Begin Material to process

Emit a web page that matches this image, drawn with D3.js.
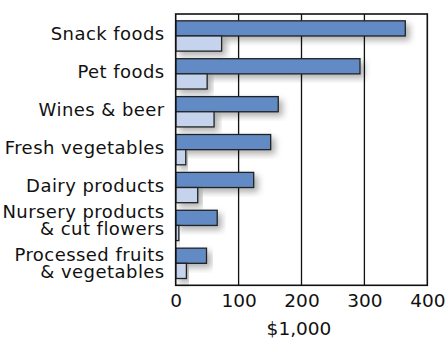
<!DOCTYPE html>
<html>
<head>
<meta charset="utf-8">
<script src="https://cdn.jsdelivr.net/npm/d3@7"></script>
<style>
  html, body { margin: 0; padding: 0; background: #fff; }
  svg { display: block; }
  text { font-family: "DejaVu Sans", sans-serif; fill: #111; }
</style>
</head>
<body>
<svg id="chart" width="446" height="339"></svg>
<script>
// Sales by product category, two series, in $1,000
const categories = [
  ["Snack foods"],
  ["Pet foods"],
  ["Wines & beer"],
  ["Fresh vegetables"],
  ["Dairy products"],
  ["Nursery products", "& cut flowers"],
  ["Processed fruits", "& vegetables"]
];
const seriesA = [365, 293, 163, 151, 124, 66, 49];
const seriesB = [73, 50, 61, 16, 35, 5, 17];
const xTicks = [0, 100, 200, 300, 400];
const xTitle = "$1,000";

const W = 446, H = 339;
const margin = { top: 14, right: 18.7, bottom: 53.7, left: 175.7 };
const iw = W - margin.left - margin.right;
const ih = H - margin.top - margin.bottom;

const svg = d3.select("#chart");

// soft shadow under the bars
const defs = svg.append("defs");
const f = defs.append("filter").attr("id", "shadow")
  .attr("x", "-10%").attr("y", "-40%").attr("width", "130%").attr("height", "200%");
f.append("feDropShadow").attr("dx", 4).attr("dy", 4)
  .attr("stdDeviation", 3.2).attr("flood-color", "#000").attr("flood-opacity", 0.3);

const g = svg.append("g").attr("transform", `translate(${margin.left},${margin.top})`);

const x = d3.scaleLinear().domain([0, 400]).range([0, iw]);
const y = d3.scaleBand().domain(d3.range(categories.length)).range([0, ih])
  .paddingInner(0.2).paddingOuter(0.18);
const sub = d3.scaleBand().domain([0, 1]).range([0, y.bandwidth()]);

// vertical grid lines
g.selectAll("line.grid").data(xTicks.slice(1, -1)).join("line")
  .attr("class", "grid")
  .attr("x1", d => x(d)).attr("x2", d => x(d))
  .attr("y1", 0).attr("y2", ih)
  .attr("stroke", "#111").attr("stroke-width", 1.3);

// bars
const groups = g.selectAll("g.cat").data(categories).join("g")
  .attr("class", "cat")
  .attr("transform", (d, i) => `translate(0,${y(i)})`);

const series = [
  { values: seriesA, fill: "#628bc6" },
  { values: seriesB, fill: "#c5d3ed" }
];
series.forEach((s, k) => {
  groups.append("rect")
    .attr("x", x(0))
    .attr("y", sub(k))
    .attr("width", (d, i) => x(s.values[i]) - x(0))
    .attr("height", sub.bandwidth())
    .attr("fill", s.fill)
    .attr("stroke", "#222")
    .attr("stroke-width", 1.3)
    .attr("filter", "url(#shadow)");
});

// plot frame
g.append("rect")
  .attr("x", 0).attr("y", 0).attr("width", iw).attr("height", ih)
  .attr("fill", "none").attr("stroke", "#111").attr("stroke-width", 1.6);

// category labels; the two wrapped labels sit a little apart from each other
const lineH = 17;
groups.append("text")
  .attr("text-anchor", "end")
  .attr("font-size", 18)
  .attr("letter-spacing", 0.45)
  .each(function(d, i) {
    const t = d3.select(this);
    const c = y.bandwidth() / 2;
    let first;
    if (d.length === 1) first = c + 4;
    else first = i === categories.length - 1 ? c - 2 : c - 7;
    d.forEach((line, j) => {
      t.append("tspan").attr("x", -11).attr("y", first + j * lineH).text(line);
    });
  });

// x axis
const xAxis = d3.axisBottom(x).tickValues(xTicks).tickSize(0).tickPadding(0);
const ax = g.append("g").attr("transform", `translate(0,${ih})`).call(xAxis);
ax.select(".domain").remove();
ax.selectAll("text")
  .attr("font-size", 18.5)
  .attr("dy", null)
  .attr("y", 21.5)
  .style("font-family", "DejaVu Sans, sans-serif")
  .attr("fill", "#111");

g.append("text")
  .attr("x", iw / 2 - 2.5)
  .attr("y", ih + 49.5)
  .attr("text-anchor", "middle")
  .attr("font-size", 18.5)
  .text(xTitle);
</script>
</body>
</html>
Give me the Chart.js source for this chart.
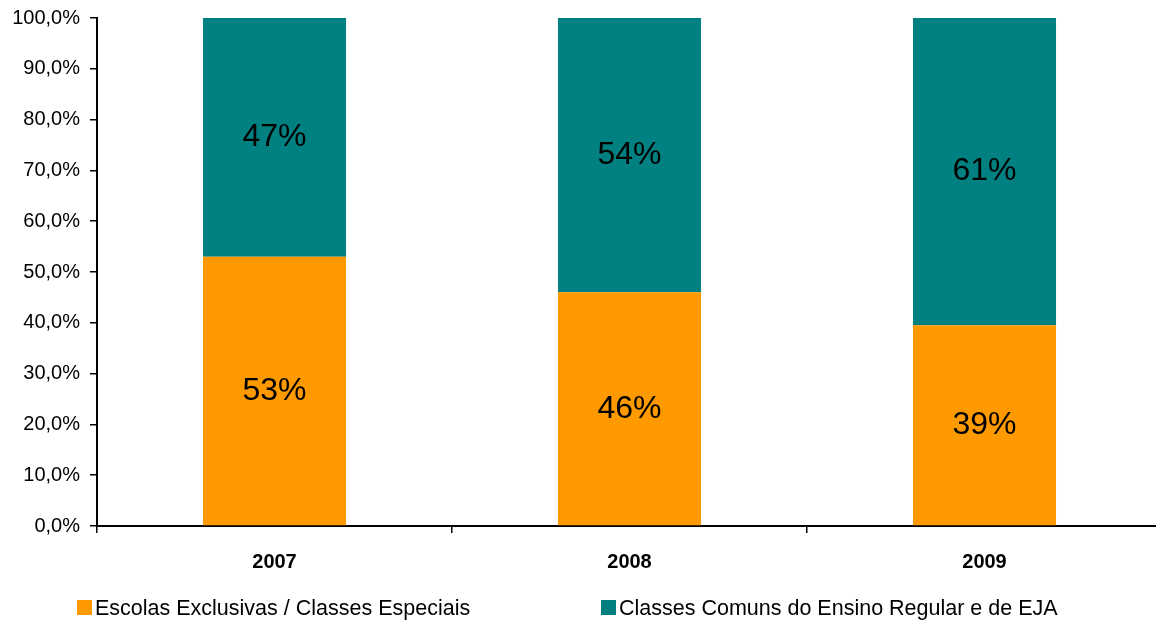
<!DOCTYPE html>
<html>
<head>
<meta charset="utf-8">
<script src="https://cdn.jsdelivr.net/npm/chart.js@4"></script>
<style>
    body { margin: 0; background: #fff; overflow: hidden; }
    #wrap { width: 1166px; height: 624px; margin-top: -4px; position: relative; }
</style>
</head>
<body>
<div id="wrap"><canvas id="myChart"></canvas></div>
<script>
const years = ['2007', '2008', '2009'];
const exclusivas = [53, 46, 39.5];
const comuns = [47, 54, 60.5];
const labelsExclusivas = ['53%', '46%', '39%'];
const labelsComuns = ['47%', '54%', '61%'];
const seriesNames = ['Escolas Exclusivas / Classes Especiais', 'Classes Comuns do Ensino Regular e de EJA'];

const FONT = '"Liberation Sans", Arial, sans-serif';

// valores dentro das barras
const barLabels = {
    id: 'barLabels',
    afterDatasetsDraw(chart) {
        const c = chart.ctx;
        c.save();
        c.font = '32px ' + FONT;
        c.fillStyle = '#000';
        c.textAlign = 'center';
        c.textBaseline = 'middle';
        chart.data.datasets.forEach(function (ds, i) {
            chart.getDatasetMeta(i).data.forEach(function (bar, j) {
                const mid = (bar.y + bar.base) / 2;
                c.fillText(ds.valueLabels[j], bar.x, mid);
            });
        });
        c.restore();
    }
};

// legenda desenhada à mão para ficar nas mesmas posições
const bottomLegend = {
    id: 'bottomLegend',
    afterDraw(chart) {
        const c = chart.ctx;
        const xs = [77, 601];
        c.save();
        c.font = '21.5px ' + FONT;
        c.textBaseline = 'middle';
        chart.data.datasets.forEach(function (ds, i) {
            c.fillStyle = ds.backgroundColor;
            c.fillRect(xs[i], 604, 15, 15);
            c.fillStyle = '#000';
            c.fillText(ds.label, xs[i] + 18, 613);
        });
        c.restore();
    }
};

const ctx = document.getElementById('myChart');
new Chart(ctx, {
    type: 'bar',
    plugins: [barLabels, bottomLegend],
    data: {
        labels: years,
        datasets: [
            {label: seriesNames[0], data: exclusivas, valueLabels: labelsExclusivas, backgroundColor: '#FF9900'},
            {label: seriesNames[1], data: comuns, valueLabels: labelsComuns, backgroundColor: '#008080'}
        ]
    },
    options: {
        responsive: true,
        maintainAspectRatio: false,
        animation: false,
        layout: {padding: {top: 4, right: 4, left: 0, bottom: 0}},
        plugins: {legend: {display: false}, tooltip: {enabled: false}},
        datasets: {bar: {categoryPercentage: 1, barPercentage: 0.403}},
        scales: {
            x: {
                stacked: true,
                afterFit: function (s) { s.height = 94; },
                border: {color: '#000', width: 2},
                grid: {offset: true, drawOnChartArea: false, tickLength: 7, color: '#000', lineWidth: 1.5},
                ticks: {color: '#000', padding: 17, font: {family: FONT, size: 20, weight: 'bold'}}
            },
            y: {
                stacked: true,
                min: 0,
                max: 100,
                afterFit: function (s) { s.width = 97; },
                border: {color: '#000', width: 2},
                grid: {drawOnChartArea: false, tickLength: 7, color: '#000', lineWidth: 1.5},
                ticks: {
                    stepSize: 10, color: '#000', padding: 10,
                    font: {family: FONT, size: 20},
                    callback: function (v) { return v.toFixed(1).replace('.', ',') + '%'; }
                }
            }
        }
    }
});
</script>
</body>
</html>
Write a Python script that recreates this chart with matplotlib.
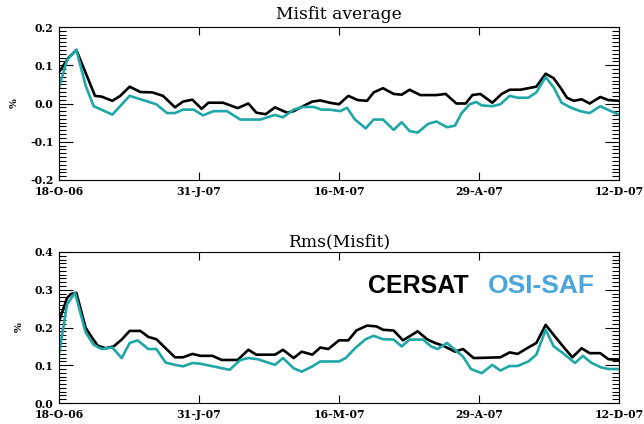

End Material to process

• Set problem: Each line of the material must be retyped exactly, except that images are omitted.

• Solution:
Emit a web page that matches this image, drawn with D3.js.
<!DOCTYPE html>
<html>
<head>
<meta charset="utf-8">
<script src="https://cdn.jsdelivr.net/npm/d3@7"></script>
<style>
  html, body { margin: 0; padding: 0; background: #fff; }
  svg { display: block; }
  text { font-family: "DejaVu Sans", sans-serif; fill: #111; }
</style>
</head>
<body>
<svg id="chart" width="446" height="339"></svg>
<script>
// Sales by product category, two series, in $1,000
const categories = [
  ["Snack foods"],
  ["Pet foods"],
  ["Wines & beer"],
  ["Fresh vegetables"],
  ["Dairy products"],
  ["Nursery products", "& cut flowers"],
  ["Processed fruits", "& vegetables"]
];
const seriesA = [365, 293, 163, 151, 124, 66, 49];
const seriesB = [73, 50, 61, 16, 35, 5, 17];
const xTicks = [0, 100, 200, 300, 400];
const xTitle = "$1,000";

const W = 446, H = 339;
const margin = { top: 14, right: 18.7, bottom: 53.7, left: 175.7 };
const iw = W - margin.left - margin.right;
const ih = H - margin.top - margin.bottom;

const svg = d3.select("#chart");

// soft shadow under the bars
const defs = svg.append("defs");
const f = defs.append("filter").attr("id", "shadow")
  .attr("x", "-10%").attr("y", "-40%").attr("width", "130%").attr("height", "200%");
f.append("feDropShadow").attr("dx", 4).attr("dy", 4)
  .attr("stdDeviation", 3.2).attr("flood-color", "#000").attr("flood-opacity", 0.3);

const g = svg.append("g").attr("transform", `translate(${margin.left},${margin.top})`);

const x = d3.scaleLinear().domain([0, 400]).range([0, iw]);
const y = d3.scaleBand().domain(d3.range(categories.length)).range([0, ih])
  .paddingInner(0.2).paddingOuter(0.18);
const sub = d3.scaleBand().domain([0, 1]).range([0, y.bandwidth()]);

// vertical grid lines
g.selectAll("line.grid").data(xTicks.slice(1, -1)).join("line")
  .attr("class", "grid")
  .attr("x1", d => x(d)).attr("x2", d => x(d))
  .attr("y1", 0).attr("y2", ih)
  .attr("stroke", "#111").attr("stroke-width", 1.3);

// bars
const groups = g.selectAll("g.cat").data(categories).join("g")
  .attr("class", "cat")
  .attr("transform", (d, i) => `translate(0,${y(i)})`);

const series = [
  { values: seriesA, fill: "#628bc6" },
  { values: seriesB, fill: "#c5d3ed" }
];
series.forEach((s, k) => {
  groups.append("rect")
    .attr("x", x(0))
    .attr("y", sub(k))
    .attr("width", (d, i) => x(s.values[i]) - x(0))
    .attr("height", sub.bandwidth())
    .attr("fill", s.fill)
    .attr("stroke", "#222")
    .attr("stroke-width", 1.3)
    .attr("filter", "url(#shadow)");
});

// plot frame
g.append("rect")
  .attr("x", 0).attr("y", 0).attr("width", iw).attr("height", ih)
  .attr("fill", "none").attr("stroke", "#111").attr("stroke-width", 1.6);

// category labels; the two wrapped labels sit a little apart from each other
const lineH = 17;
groups.append("text")
  .attr("text-anchor", "end")
  .attr("font-size", 18)
  .attr("letter-spacing", 0.45)
  .each(function(d, i) {
    const t = d3.select(this);
    const c = y.bandwidth() / 2;
    let first;
    if (d.length === 1) first = c + 4;
    else first = i === categories.length - 1 ? c - 2 : c - 7;
    d.forEach((line, j) => {
      t.append("tspan").attr("x", -11).attr("y", first + j * lineH).text(line);
    });
  });

// x axis
const xAxis = d3.axisBottom(x).tickValues(xTicks).tickSize(0).tickPadding(0);
const ax = g.append("g").attr("transform", `translate(0,${ih})`).call(xAxis);
ax.select(".domain").remove();
ax.selectAll("text")
  .attr("font-size", 18.5)
  .attr("dy", null)
  .attr("y", 21.5)
  .style("font-family", "DejaVu Sans, sans-serif")
  .attr("fill", "#111");

g.append("text")
  .attr("x", iw / 2 - 2.5)
  .attr("y", ih + 49.5)
  .attr("text-anchor", "middle")
  .attr("font-size", 18.5)
  .text(xTitle);
</script>
</body>
</html>
Give me the Chart.js source for this chart.
<!DOCTYPE html>
<html>
<head>
<meta charset="utf-8">
<script src="https://cdn.jsdelivr.net/npm/chart.js@4"></script>
<style>
    body { margin: 0; background: #fff; overflow: hidden; }
    #wrap { width: 1166px; height: 624px; margin-top: -4px; position: relative; }
</style>
</head>
<body>
<div id="wrap"><canvas id="myChart"></canvas></div>
<script>
const years = ['2007', '2008', '2009'];
const exclusivas = [53, 46, 39.5];
const comuns = [47, 54, 60.5];
const labelsExclusivas = ['53%', '46%', '39%'];
const labelsComuns = ['47%', '54%', '61%'];
const seriesNames = ['Escolas Exclusivas / Classes Especiais', 'Classes Comuns do Ensino Regular e de EJA'];

const FONT = '"Liberation Sans", Arial, sans-serif';

// valores dentro das barras
const barLabels = {
    id: 'barLabels',
    afterDatasetsDraw(chart) {
        const c = chart.ctx;
        c.save();
        c.font = '32px ' + FONT;
        c.fillStyle = '#000';
        c.textAlign = 'center';
        c.textBaseline = 'middle';
        chart.data.datasets.forEach(function (ds, i) {
            chart.getDatasetMeta(i).data.forEach(function (bar, j) {
                const mid = (bar.y + bar.base) / 2;
                c.fillText(ds.valueLabels[j], bar.x, mid);
            });
        });
        c.restore();
    }
};

// legenda desenhada à mão para ficar nas mesmas posições
const bottomLegend = {
    id: 'bottomLegend',
    afterDraw(chart) {
        const c = chart.ctx;
        const xs = [77, 601];
        c.save();
        c.font = '21.5px ' + FONT;
        c.textBaseline = 'middle';
        chart.data.datasets.forEach(function (ds, i) {
            c.fillStyle = ds.backgroundColor;
            c.fillRect(xs[i], 604, 15, 15);
            c.fillStyle = '#000';
            c.fillText(ds.label, xs[i] + 18, 613);
        });
        c.restore();
    }
};

const ctx = document.getElementById('myChart');
new Chart(ctx, {
    type: 'bar',
    plugins: [barLabels, bottomLegend],
    data: {
        labels: years,
        datasets: [
            {label: seriesNames[0], data: exclusivas, valueLabels: labelsExclusivas, backgroundColor: '#FF9900'},
            {label: seriesNames[1], data: comuns, valueLabels: labelsComuns, backgroundColor: '#008080'}
        ]
    },
    options: {
        responsive: true,
        maintainAspectRatio: false,
        animation: false,
        layout: {padding: {top: 4, right: 4, left: 0, bottom: 0}},
        plugins: {legend: {display: false}, tooltip: {enabled: false}},
        datasets: {bar: {categoryPercentage: 1, barPercentage: 0.403}},
        scales: {
            x: {
                stacked: true,
                afterFit: function (s) { s.height = 94; },
                border: {color: '#000', width: 2},
                grid: {offset: true, drawOnChartArea: false, tickLength: 7, color: '#000', lineWidth: 1.5},
                ticks: {color: '#000', padding: 17, font: {family: FONT, size: 20, weight: 'bold'}}
            },
            y: {
                stacked: true,
                min: 0,
                max: 100,
                afterFit: function (s) { s.width = 97; },
                border: {color: '#000', width: 2},
                grid: {drawOnChartArea: false, tickLength: 7, color: '#000', lineWidth: 1.5},
                ticks: {
                    stepSize: 10, color: '#000', padding: 10,
                    font: {family: FONT, size: 20},
                    callback: function (v) { return v.toFixed(1).replace('.', ',') + '%'; }
                }
            }
        }
    }
});
</script>
</body>
</html>
Write a Python script that recreates this chart with matplotlib.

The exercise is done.